Northview REIT charging tenants thousands in illegal fees for pets in its buildings
N.W.T rental office has reprimanded Northview for illegally collecting and not refunding pet fees
One of the North's largest landlords has been charging its tenants thousands of dollars in illegal fees even after being told dozens of times to stop by the N.W.T's rental officer.
CBC News has learned Northview Apartment REIT has been charging its tenants illegal "pet fees" for having pets in its pet-friendly buildings.
Several recent lease agreements between Northview and its tenants obtained by CBC News, show the company is charging each tenant an extra $25 per pet, per month, on top of rent.
Under the Northwest Territories' Residential Tenancies Act, landlords can collect a pet deposit from tenants. It is similar to a damage deposit and must be refunded once the tenant moves out, as long as there isn't any major damage to the unit.
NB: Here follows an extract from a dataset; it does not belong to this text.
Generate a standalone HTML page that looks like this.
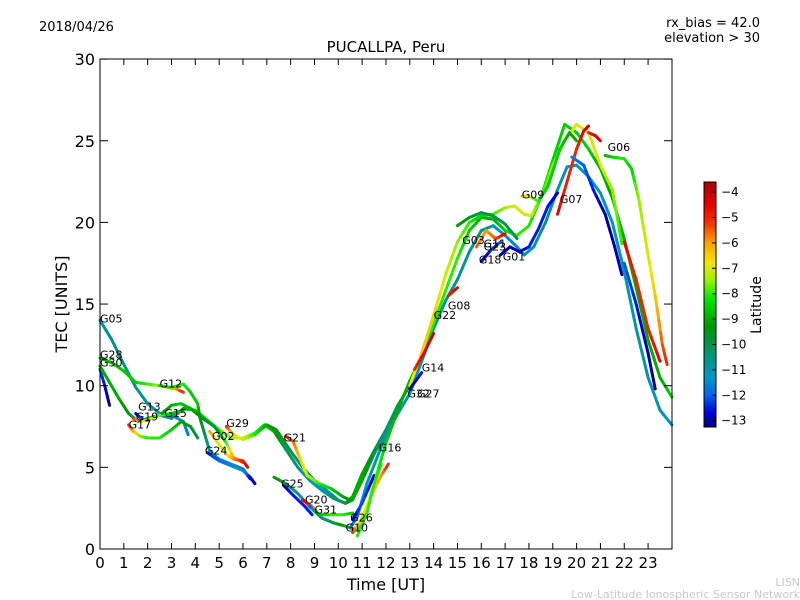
<!DOCTYPE html>
<html><head><meta charset="utf-8"><style>
body{margin:0;background:#fff;}
svg{display:block;font-family:"DejaVu Sans","Liberation Sans",sans-serif;}
</style></head><body>
<svg id="chart" width="800" height="600" viewBox="0 0 800 600">
<rect width="800" height="600" fill="#fff"/>
<text x="39" y="31" font-size="13">2018/04/26</text>
<text x="386" y="52" font-size="15" text-anchor="middle">PUCALLPA, Peru</text>
<text x="760" y="27" font-size="13" text-anchor="end">rx_bias = 42.0</text>
<text x="760" y="42" font-size="13" text-anchor="end">elevation &gt; 30</text>
<g id="tracks"></g>
<g id="labels"></g>
<rect x="100" y="59" width="572" height="490" fill="none" stroke="#000" stroke-width="1"/>
<g id="xaxis"></g>
<g id="yaxis"></g>
<text x="386" y="590" font-size="16" text-anchor="middle">Time [UT]</text>
<text transform="translate(67,304) rotate(-90)" font-size="16" text-anchor="middle">TEC [UNITS]</text>
<g id="cbar"></g>
<text transform="translate(761,305) rotate(-90)" font-size="14" text-anchor="middle">Latitude</text>
<text x="800" y="586" font-size="11" fill="#c8c8c8" text-anchor="end">LISN</text>
<text x="800" y="598" font-size="11" fill="#c8c8c8" text-anchor="end">Low-Latitude Ionospheric Sensor Network</text>
</svg>
<script>
const xTicks=[0,1,2,3,4,5,6,7,8,9,10,11,12,13,14,15,16,17,18,19,20,21,22,23];
const yTicks=[0,5,10,15,20,25,30];
const cbTicks=[-4,-5,-6,-7,-8,-9,-10,-11,-12,-13];
const latMin=-13.25, latMax=-3.6;
const trackNames=["G05","G28","G30","T4","G12","G17","G13","G19","G15","G29","G02","G24","G21","G25","T15","G20","G31","G16","G10","G26","TA","G22","G09","G06","G07","TR1","G01","TB1","TB2","TR2","G18","G03","G11","G08","G14","TB3"];
const trackPoints=[
[[0,14,-10.8],[0.5,12.8,-10.6],[1,11.3,-10.4],[1.5,9.9,-10.5],[2,8.9,-10.7],[2.5,8.3,-11],[3,8.2,-11.2],[3.5,7.8,-11.5],[3.7,7.0,-11.6]],
[[0,11.7,-9],[0.5,11.4,-8.8],[1,10.9,-8.6],[1.5,10.2,-8.5],[2,10.1,-8],[2.5,10.0,-7.5],[2.8,9.9,-6.5],[3.2,9.8,-6],[3.5,9.6,-5]],
[[0,11.0,-12],[0.2,10.0,-12.6],[0.4,8.8,-13.2]],
[[0,11.2,-9],[0.4,10.2,-9],[0.8,9.2,-9],[1.2,8.3,-9.5],[1.6,7.8,-10],[2,8.0,-10.5],[2.5,8.2,-10.7],[3,8.0,-10.5],[3.5,8.6,-9.5],[4,8.5,-8.5],[4.5,7.9,-8.5],[5,7.3,-8],[5.5,6.8,-7.5],[6,6.8,-7],[6.5,7.1,-8],[6.9,7.6,-8.5],[7.3,7.2,-9],[7.8,6.1,-10],[8.3,5.0,-10.5],[8.8,4.2,-11],[9.3,3.6,-11],[9.8,3.1,-10],[10.3,2.8,-9.5],[10.6,3.2,-9],[11,4.6,-9],[11.5,6.0,-9.5],[12,7.3,-10],[12.5,8.8,-10]],
[[2.5,10.0,-8.5],[3,9.9,-8],[3.5,10.1,-8],[3.8,9.6,-8.5],[4.1,8.9,-8.5],[4.2,8.0,-9.5],[4.4,7.0,-10],[4.6,6.0,-11],[5,5.5,-11.5],[5.5,5.2,-11.5],[6,4.9,-12],[6.3,4.3,-13]],
[[1.2,7.6,-5],[1.4,7.2,-6],[1.7,6.9,-7.5],[2,6.8,-8],[2.5,6.8,-8],[3,7.3,-8.5],[3.4,7.8,-9],[3.8,7.5,-9.5],[4.1,6.8,-10]],
[[1.5,8.3,-13],[1.8,7.9,-12]],
[[1.4,8.0,-5],[1.7,7.8,-6.5],[2,7.9,-7],[2.5,8.2,-7.5],[3,8.3,-8.5],[3.5,8.5,-9]],
[[2.6,8.3,-9.5],[3,8.8,-9],[3.4,8.9,-8.5],[3.8,8.6,-9],[4.3,8.0,-9.5],[4.8,7.5,-10],[5.3,6.5,-8],[5.6,5.6,-6],[6,5.3,-5]],
[[5.3,7.5,-5],[5.6,7.0,-6.5],[6,6.7,-7],[6.5,7.0,-8],[7,7.6,-9],[7.4,7.3,-9.5],[8,6.0,-10],[8.5,5.0,-10.5],[9,4.2,-11],[9.5,3.6,-11],[10,3.0,-10.5],[10.3,2.8,-10],[10.6,3.0,-9],[11,4.2,-9],[11.5,5.8,-10],[12,7.2,-10.5],[12.5,8.8,-10],[13,10,-9.5]],
[[4.6,7.2,-6],[5,6.4,-7],[5.3,5.8,-7],[5.6,5.5,-6],[6,5.4,-5],[6.2,5.0,-4.5]],
[[4.5,5.9,-12.5],[5,5.4,-12],[5.5,5.1,-11.5],[6,4.8,-11],[6.3,4.4,-12.5],[6.5,4.0,-13]],
[[7.8,6.9,-4.5],[8.1,6.6,-5.5],[8.4,5.5,-6.5],[8.7,4.5,-7],[9.2,4.0,-8],[9.7,3.7,-8.5],[10.2,3.2,-9],[10.5,3.0,-9.5]],
[[7.7,3.9,-13],[8.1,3.3,-12.5],[8.6,2.6,-12.5],[8.9,2.1,-12.5]],
[[7.3,4.4,-9],[7.8,4.0,-10],[8.3,3.4,-10.5],[8.8,2.6,-11],[9.3,1.9,-10.5],[9.8,1.6,-10],[10.3,1.4,-9],[10.7,1.2,-8.5],[11,1.4,-8],[11.4,3.5,-8],[11.8,5.2,-8]],
[[8.5,3.0,-4.5],[8.8,2.7,-5],[9.1,2.3,-6]],
[[8.8,2.6,-12.5],[9.2,2.1,-9],[9.7,2.1,-8],[10.2,2.1,-8],[10.6,2.2,-8.5]],
[[10.5,1.3,-12],[10.8,2.0,-11.5],[11.2,4.0,-11.2],[11.6,5.5,-11],[12,7.0,-11],[12.5,8.3,-11],[13,9.5,-11],[13.5,11.5,-11],[14,13.5,-10.5],[14.5,15.2,-10.5],[15,16.5,-10.8],[15.5,18.2,-10.8],[16,19.5,-10.5],[16.5,19.8,-11],[17,19.2,-11.5],[17.5,18.5,-11.5],[17.8,18.0,-11.5],[18.2,18.5,-11],[18.7,20,-10.5],[19.2,22,-11],[19.6,23.4,-11.3],[20,23.5,-11.3],[20.5,22.8,-11.3],[21,21.8,-11.2],[21.5,20,-11],[22,17,-11],[22.5,13.5,-11],[23,10.5,-11],[23.5,8.5,-11],[24,7.6,-11.5]],
[[10.6,1.0,-5],[10.9,1.6,-6.5],[11.3,3.0,-7],[11.8,4.5,-6],[12.1,5.2,-5]],
[[10.6,1.8,-13],[11,2.8,-12],[11.5,4.5,-13]],
[[10.8,0.8,-8],[11.2,2.2,-8],[11.6,4.5,-8],[12,6.5,-8.5],[12.5,8.5,-9],[13,10.3,-9],[13.5,11.8,-8.5],[14,13.8,-8],[14.5,15.8,-8],[15,17.8,-8],[15.5,19.5,-8.5],[16,20.3,-9],[16.5,20.2,-9],[17,19.5,-8.5],[17.5,19.2,-8],[18,19.8,-8],[18.5,21.5,-8.5],[19,23.8,-8.5],[19.5,26,-8.5],[20,25.5,-8.5],[20.5,24.5,-8.5],[21,23.3,-9],[21.5,21.5,-9],[22,19,-9],[22.5,16,-9],[23,12.8,-9],[23.5,10.5,-9],[24,9.3,-8.5]],
[[13,10,-7],[13.5,12,-6.5],[14,14.3,-6.5],[14.5,16.8,-7],[15,18.8,-7.5],[15.5,20,-8],[16,20.4,-8.5],[16.5,20.5,-8],[17,20.9,-7.5],[17.4,21.0,-7],[17.8,20.5,-7],[18.1,20.4,-7],[18.5,21.5,-8],[19,23.5,-7.5],[19.5,25,-7],[20,26,-7],[20.5,25.5,-7],[21,23.5,-7],[21.5,22,-7.5],[21.9,18.7,-8]],
[[17.7,21.6,-6],[18,21.6,-7],[18.4,21.3,-8],[18.8,22.2,-8.5],[19.3,24.5,-8.5],[19.7,25.5,-9],[20,25,-9]],
[[21.2,24.1,-9],[21.5,24.0,-8.5],[22,23.9,-8],[22.3,23.3,-8.5],[22.6,21.5,-7.5],[23,18,-7],[23.3,15.5,-6.5],[23.6,12.5,-5.5],[23.8,11.3,-5]],
[[19.2,20.5,-4.5],[19.6,22.5,-5],[20,24.5,-5],[20.3,25.6,-4.5],[20.5,25.9,-4]],
[[20.5,25.5,-5],[20.8,25.3,-4.5],[21,25,-4.5]],
[[16.8,18,-13],[17.2,18.5,-13],[17.6,18.2,-13],[18,18.5,-12.5],[18.4,19.6,-12.5],[18.8,21,-12.5],[19.2,21.8,-13]],
[[19.8,24,-11.5],[20.3,23.5,-12],[20.7,22,-12.5],[21.2,20.5,-13],[21.6,18.5,-13],[21.9,16.8,-13]],
[[22,17.5,-12],[22.5,15,-12.5],[23,12,-13],[23.3,9.8,-13.2]],
[[22,18.8,-4.5],[22.5,16.5,-5],[23,13.5,-5],[23.5,11.5,-4.5]],
[[16,17.6,-13],[16.4,18.3,-12.5],[16.8,18.8,-12]],
[[15,19.8,-9.5],[15.5,20.3,-9.5],[16,20.6,-10],[16.5,20.4,-10],[17,19.9,-10],[17.5,19.0,-10]],
[[15.8,18.5,-5.5],[16.2,19.5,-6],[16.6,19.0,-5.5],[17,19.3,-4.5]],
[[14.6,15.5,-5],[15,16,-4.5]],
[[13.2,11.0,-5],[13.6,12,-4.5],[14,13.2,-4]],
[[13,9.8,-13],[13.5,10.8,-12.5]]
];
const labelNames=["G05","G28","G30","G12","G13","G19","G17","G15","G29","G02","G24","G21","G25","G20","G31","G26","G10","G16","G32","G27","G14","G22","G08","G03","G11","G23","G18","G01","G09","G07","G06"];
const labelHours=[0,0,0,2.5,1.6,1.5,1.2,2.7,5.3,4.7,4.4,7.7,7.6,8.6,9.0,10.5,10.3,11.7,12.9,13.3,13.5,14.0,14.6,15.2,16.1,16.1,15.9,16.9,17.7,19.3,21.3];
const labelTecs=[14.0,11.8,11.3,10.0,8.6,8.0,7.5,8.2,7.6,6.8,5.9,6.7,3.9,2.9,2.3,1.8,1.2,6.1,9.4,9.4,11.0,14.2,14.8,18.8,18.6,18.4,17.6,17.8,21.6,21.3,24.5];

const NS="http://www.w3.org/2000/svg";
function X(h){return 100+h*23.83;}
function Y(v){return 549-v*16.33;}
const cStops=[[-3.6,[170,0,0]],[-4.5,[230,0,0]],[-5.3,[240,60,0]],[-6,[255,160,0]],[-6.8,[240,230,0]],[-7.5,[150,240,0]],[-8.2,[0,230,0]],[-9.3,[0,150,0]],[-10.3,[0,150,110]],[-11.3,[0,150,200]],[-12.0,[0,100,230]],[-12.7,[0,0,220]],[-13.25,[0,0,130]]];
function latColor(l){
 if(l>=cStops[0][0])return 'rgb('+cStops[0][1].join(',')+')';
 for(let i=0;i<cStops.length-1;i++){const a=cStops[i],b=cStops[i+1];
  if(l<=a[0]&&l>=b[0]){const t=(a[0]-l)/(a[0]-b[0]);return 'rgb('+a[1].map((c,k)=>Math.round(c+(b[1][k]-c)*t)).join(',')+')';}}
 return 'rgb('+cStops[cStops.length-1][1].join(',')+')';}
function mk(tag,attrs,parent){const e=document.createElementNS(NS,tag);for(const k in attrs)e.setAttribute(k,attrs[k]);parent.appendChild(e);return e;}

const tg=document.getElementById('tracks');
trackPoints.forEach((pts,i)=>{
 const g=mk('g',{},tg);
 
 
 for(let j=0;j<pts.length-1;j++){
  const a=pts[j],b=pts[j+1];
  const n=4;
  for(let k=0;k<n;k++){
   const t0=k/n,t1=(k+1)/n,tm=(t0+t1)/2;
   const s=mk('line',{x1:X(a[0]+(b[0]-a[0])*t0),y1:Y(a[1]+(b[1]-a[1])*t0),x2:X(a[0]+(b[0]-a[0])*t1),y2:Y(a[1]+(b[1]-a[1])*t1),stroke:latColor(a[2]+(b[2]-a[2])*tm),'stroke-width':3,'stroke-linecap':'round'},g);
   
   
  }
 }
});
const lg=document.getElementById('labels');
labelNames.forEach((n,i)=>{
 const t=mk('text',{x:X(labelHours[i]),y:Y(labelTecs[i])+2,'font-size':11},lg);
 t.textContent=n;
 
 
});
const xg=document.getElementById('xaxis');
xTicks.forEach(h=>{
 const l1=mk('line',{x1:X(h),y1:549,x2:X(h),y2:543,stroke:'#000'},xg);
 
 
 const l2=mk('line',{x1:X(h),y1:59,x2:X(h),y2:65,stroke:'#000'},xg);
 
 
 const t=mk('text',{x:X(h),y:568,'font-size':15,'text-anchor':'middle'},xg);
 t.textContent=h;
 
 
});
const yg=document.getElementById('yaxis');
yTicks.forEach(v=>{
 const l1=mk('line',{x1:100,y1:Y(v),x2:108,y2:Y(v),stroke:'#000'},yg);
 
 
 const l2=mk('line',{x1:664,y1:Y(v),x2:672,y2:Y(v),stroke:'#000'},yg);
 
 
 const t=mk('text',{x:95,y:Y(v)+6,'font-size':16,'text-anchor':'end'},yg);
 t.textContent=v;
 
 
});
const cg=document.getElementById('cbar');
const cTop=182,cBot=427;
for(let py=cTop;py<cBot;py++){
 const lat=latMax-(py-cTop+0.5)/(cBot-cTop)*(latMax-latMin);
 const r=mk('rect',{x:704,y:py,width:12,height:1.2,fill:latColor(lat)},cg);
 
 
}
const cf=mk('rect',{x:704,y:cTop,width:12,height:cBot-cTop,fill:'none',stroke:'#000'},cg);


cbTicks.forEach(v=>{
 const py=cTop+(latMax-v)/(latMax-latMin)*(cBot-cTop);
 const l=mk('line',{x1:712,y1:py,x2:716,y2:py,stroke:'#000'},cg);
 
 
 const t=mk('text',{x:721,y:py+4,'font-size':12},cg);
 t.textContent='\u2212'+Math.abs(v);
 
 
});
</script>
</body></html>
Under the Act, landlords are allowed to charge a maximum of 50 per cent of one month's rent for a "pet deposit."
It's like someone lying to you constantly- Ron Wolowich, Northview Tenant
But several rental officer decisions show Northview has not been refunding the pet fees it has been charging and some tenants have paid thousands of dollars more than what Northview is legally allowed to collect.
Ron Wolowich, his wife and two dogs have rented a unit from Northview in Yellowknife for three years and 8 months. Each month, they've paid $50 in pet fees for a total of $2,800.
"[Northview] is gouging me," Wolowich said.
"It's like someone lying to you constantly. I will not pay it anymore. I will fight it tooth and nail. I want my money back. When you're in retirement, that $50 is a lot of money."
In the last two years, the N.W.T's rental office has reprimanded Northview in more than 19 of its decisions, for illegally collecting and not refunding those pet fees. In each of those decisions, the rental office ordered the company to reimburse the respective tenant the fees they paid.
"In my opinion, the monthly pet fees as described in the written tenancy agreement are contrary to the Act and therefore invalid." the N.W.T.'s chief rental officer, Adelle Guignon wrote in an August 2018 decision involving Northview and one of its tenants.
Guignon said that under the act, the rental officer can bring a landlord to court if they continue to repeatedly break the law. When asked if she plans to bring Northview to court, Guignon responded, "I'm not prepared to answer that question."
Wolowich says he plans to bring his case to the rental office.
CBC News contacted Northview several times for comment but has not yet heard back.